There are three critical success factors that each company needs to identify before moving forward with the issue of data quality:
- Commitment by senior management to the quality of corporate data
- Definition of data quality
- Quality assurance of data
Senior management commitment to maintaining the quality of corporate data can be achieved by instituting a data administration department that oversees data management standards, policies, procedures, and guidelines.
Defining Data Quality
Data quality is defined as being data that is complete, timely, accurate, valid, and consistent. The definition of data quality must describe the degree of quality required for each element loaded into the data warehouse.
The quality assurance of data refers to the verification of the accuracy and correction of the data, if necessary, and this may involve cleansing of existing data. Since no company can rectify all of its unclean data, procedures have to be put in place to ensure data quality at the source.
This task can only be achieved by modifying business processes and designing data quality into the system. In identifying every data item and its usefulness to the last users of this data, data quality requirements can be established. Increasing the quality of data as an after-the-fact task is five to ten times more costly than capturing it correctly at the source.

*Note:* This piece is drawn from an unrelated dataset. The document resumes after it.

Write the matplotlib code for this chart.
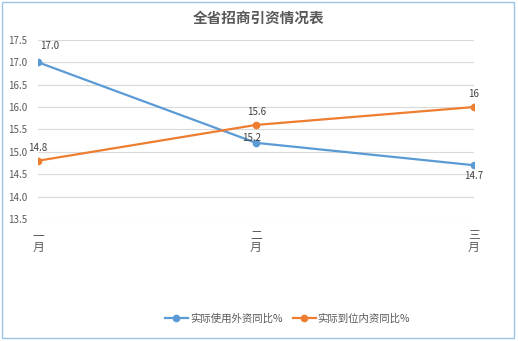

If companies want to use data warehouse for competitive advantage and reap its benefits, data quality is critical. Only when data quality is recognized as a corporate asset by every member of the organization will the benefits of data warehousing and CRM initiatives be realized.
Unreliable and inaccurate information in the data warehouse causes numerous problems. First and foremost, the confidence of the users in the validity and reliability of this technology will be severely impaired. Furthermore, if the data is used for strategic decision making, unreliable data affects the entire organization and will affect senior management’s view of the data warehousing project.
An excellent example of the damage that can be caused by inaccurate data occurred in the early 1980s when the banks had incorrect risk exposure data on Texas-based businesses. When the oil market slumped those banks that had many Texas accounts encountered significant losses. In other cases, manufacturing firms scaled down their operations and took actions to eliminate excess inventory. Because they had inaccurate market data, they had overestimated the inventory and sold off critical business equipment.
Erroneous data should be captured and corrected of before it enters the warehouse. Capture and correction are handled programmatically in the process of transforming data from one system to the data warehouse. An example might be a field that was in the lower case that needs to be stored in upper case. A final means of handling errors is to replace erroneous data with a default value. If for example, the date February 29 of a non-leap year has defaulted to February 28, there is no loss in data integrity.
Consistency of Data
In analyzing the characteristics of data required for data warehousing and data mining applications, the quality of the data is of extreme importance in a data storage project. The challenge for data managers is to ensure the consistency of data entering the system. In some organizations, data is stored in so-called ‘flat’ files and a variety of relational databases. Also, different systems designed for various functions contain the same terms but with different meanings.
If care is not taken to clean up this terminology during data warehouse construction, this results in misleading management information. The logical consequence of this requirement is that management has to agree on the data definitions for elements in the warehouse. Those who use the data in the short term and the long term must have input into the process and know what the data means.